Ferite difficili, a Macerata un reparto all'avanguardia. "Curiamo così piaghe e ustioni"

Il dottor Sigona: centinaia di pazienti ogni anno

Il dottor Marco Sigona si occupa di ferite difficili

Il dottor Marco Sigona si occupa di ferite difficili

Macerata, 22 agosto 2019 - Piaghe da decubito, piede diabetico, problemi di circolazione, ustioni: ci sono tantissimi casi di ferite difficili, molto invalidanti e penose. Ma a Macerata esiste uno dei pochi reparti specializzati nella terapia di queste lesioni. E spesso la cura è risolutiva, e cambia letteralmente la vita a chi combatteva contro queste piaghe. «È stato questo risvolto sociale a spingermi ad approfondire il problema delle ferite difficili – spiega il responsabile dell’unità operativa, il dermatologo Marco Sigona –, scoprendo un mondo che aveva bisogno di assistenza». Diversi lettori hanno segnalato l’ottimo funzionamento del reparto, istituito dal direttore generale Alessandro Maccioni nel giugno del 2017 e coordinato dal primario della dermatologia, Marco Simonacci.

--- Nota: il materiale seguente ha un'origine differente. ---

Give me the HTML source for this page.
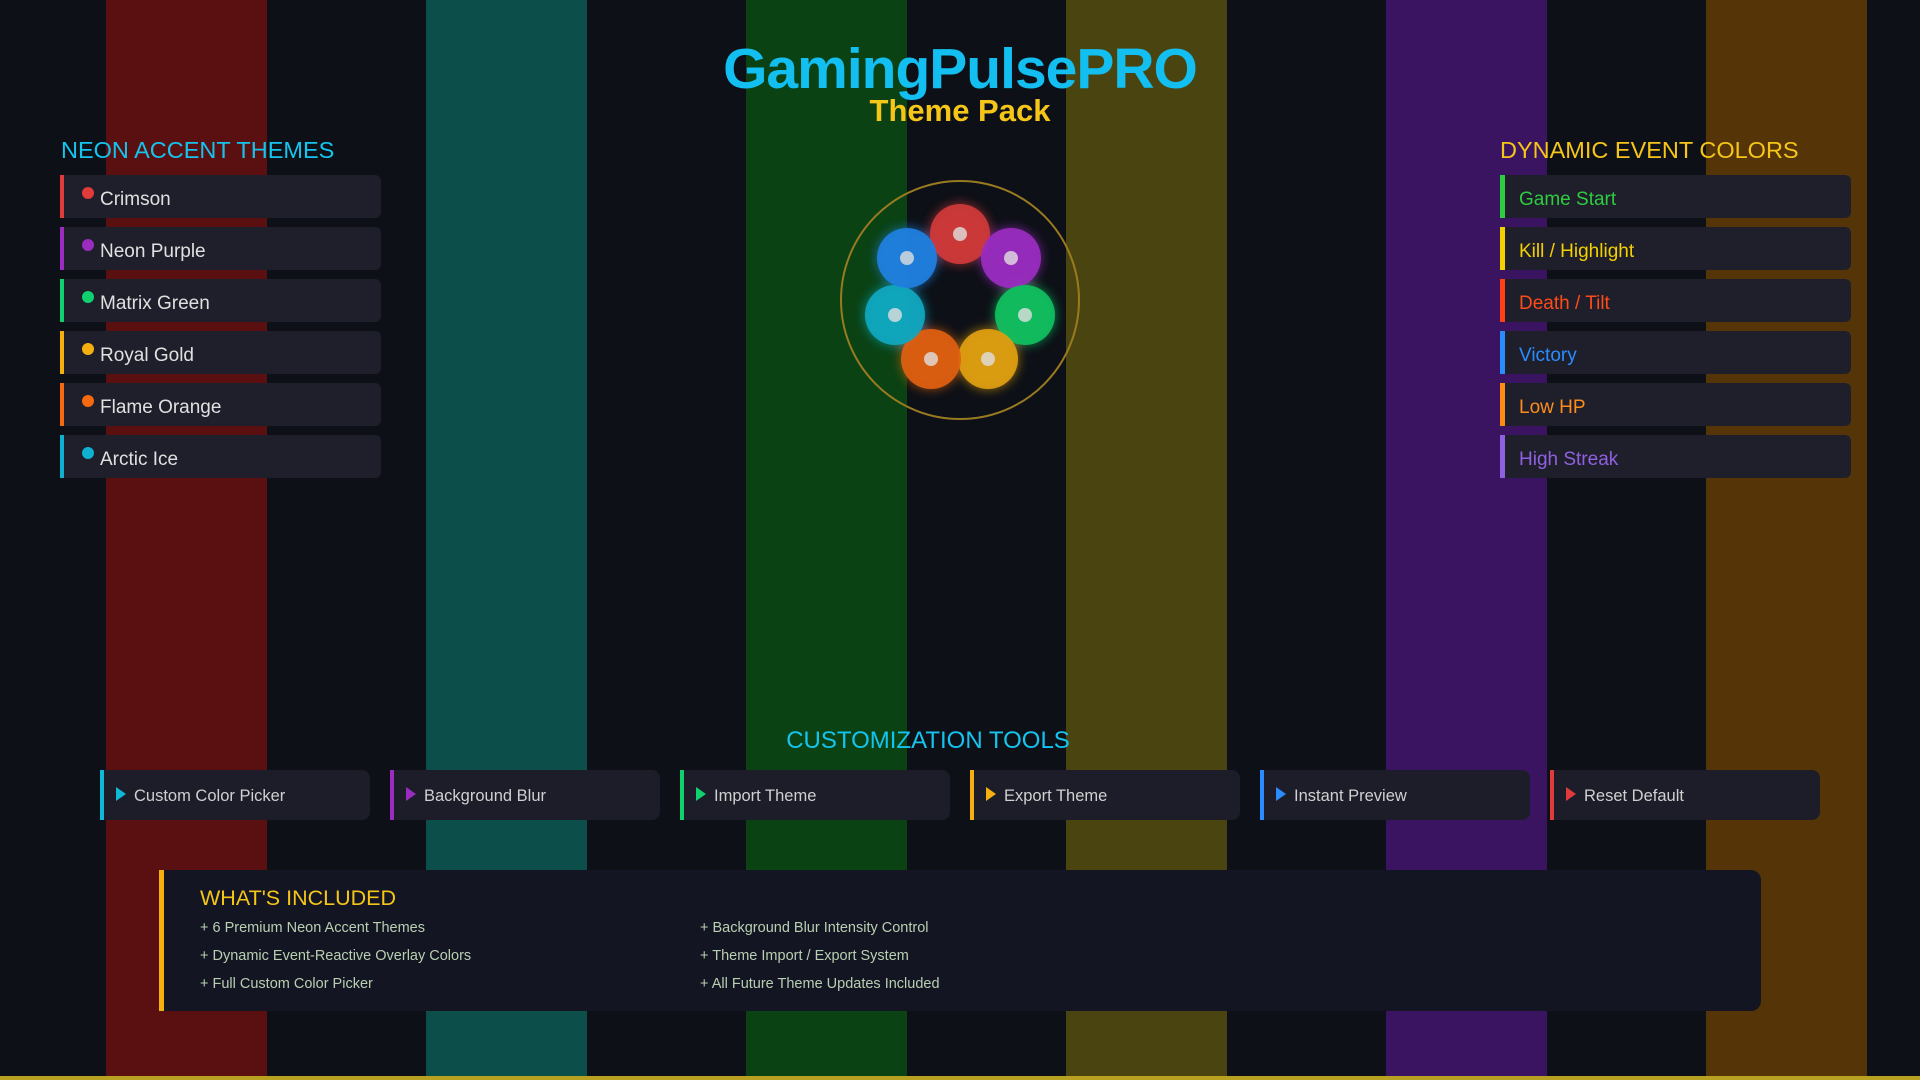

Chi sono i pazienti di questo reparto?

«La nostra Area Vasta – risponde il dottor Sigona – eroga circa 5mila medicazioni all’anno, e prendiamo in carico alcune centinaia di nuovi pazienti ogni anno. Sono molti anziani, ma anche giovani. Le patologie più frequenti sono le piaghe da decubito, le ulcere alle gambe per problemi vascolari, il piede diabetico, le patologie tumorali e le ustioni. Ci sono delle persone che combattono contro queste ferite per anni, rivolgendosi al medico di base o al chirurgo, o al dermatologo, senza però un approccio mirato al problema».

Che invece esiste?

«Certo, trattata da una branca della medicina chiamata vulnologia. Secondo gli studi, il 3 o 4 per cento della popolazione sopra ai 65 anni ha un’ulcera cutanea cronica; e le donne, con un rapporto di 3 a 1, sono le più colpite. Secondo le ultime stime, due milioni di persone in Italia sono alle prese con questo problema; l’impatto complessivo ecomico è superiore al miliardo e mezzo di euro. E le medicazioni sono a carico del paziente. Questo aspetto sociale delle ferite difficili mi ha molto colpito. Quando con gli infermieri visitiamo le persone a casa, spesso troviamo situazioni di grande disagio: moltissimi malati non hanno le risorse per affrontare la cura di queste piaghe, e ne soffrono per anni in maniera penosa, con visite frequentissime e pochi risultati. Ma oggi ci sono linee guida internazionali per le ferite difficili. E tra l’altro le Marche hanno un tavolo tecnico coordinato da me, per la stesura di un percorso mirato per questi pazienti».

Dove si trova l’unità operativa?

«Il centro ferite difficili dell’Area Vasta è a Tolentino, un ospedale scelto perché baricentrico e perché da rilanciare dopo il terremoto. Poi ci sono gli ambulatori a Macerata e a Civitanova, dove operano il medico vulnologo e infermieri specializzati con master universitari in wound care. All’interno ci sono solo ambulatori, ma cerchiamo di raggiungere tutti i pazienti, magari con le consulenze di telemedicina: usiamo anche WhatsApp per chiedere pareri».

Cosa si potrebbe migliorare?

«Si potrebbe investire di più, anche con le risorse umane. Poi si potrebbero migliorare i percorsi di rete per rendere più concreto l’aspetto multidisciplinare, con il chirurgo, il diabetologo e l’alimentarista. L’unità operativa, poi, potrebbe essere più coinvolta anche nella prevenzione delle piaghe da decubito, sulle quali l’Area Vasta lavora molto, ma che sono ancora un problema, che causa poi delle richieste risarcitorie».